Each line of the data that includes the string "this" is to be copied out.
□ □ □ □ □
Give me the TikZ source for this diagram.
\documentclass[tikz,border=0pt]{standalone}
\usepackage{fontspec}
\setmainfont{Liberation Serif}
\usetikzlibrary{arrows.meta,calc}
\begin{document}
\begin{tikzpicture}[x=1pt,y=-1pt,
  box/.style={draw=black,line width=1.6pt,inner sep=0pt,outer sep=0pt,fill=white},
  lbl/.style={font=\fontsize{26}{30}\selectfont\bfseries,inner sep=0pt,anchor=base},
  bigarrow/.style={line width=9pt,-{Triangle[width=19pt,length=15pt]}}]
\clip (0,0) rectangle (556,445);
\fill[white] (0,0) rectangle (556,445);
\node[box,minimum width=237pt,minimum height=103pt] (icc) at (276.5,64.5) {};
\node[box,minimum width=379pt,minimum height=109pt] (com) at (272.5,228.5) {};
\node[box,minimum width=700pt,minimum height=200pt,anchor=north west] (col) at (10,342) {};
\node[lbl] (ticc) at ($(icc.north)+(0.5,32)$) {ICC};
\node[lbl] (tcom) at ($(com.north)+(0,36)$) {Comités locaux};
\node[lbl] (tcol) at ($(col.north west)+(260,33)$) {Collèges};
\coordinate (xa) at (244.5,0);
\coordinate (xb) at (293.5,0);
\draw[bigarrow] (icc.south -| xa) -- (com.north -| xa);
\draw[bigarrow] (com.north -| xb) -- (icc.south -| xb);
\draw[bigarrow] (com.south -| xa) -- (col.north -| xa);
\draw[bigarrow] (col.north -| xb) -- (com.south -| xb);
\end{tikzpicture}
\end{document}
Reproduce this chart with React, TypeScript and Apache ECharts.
□ □ □ □ □
▶ **Written response**:
Give me the TikZ source for this diagram.
Reproduce this chart with React, TypeScript and Apache ECharts.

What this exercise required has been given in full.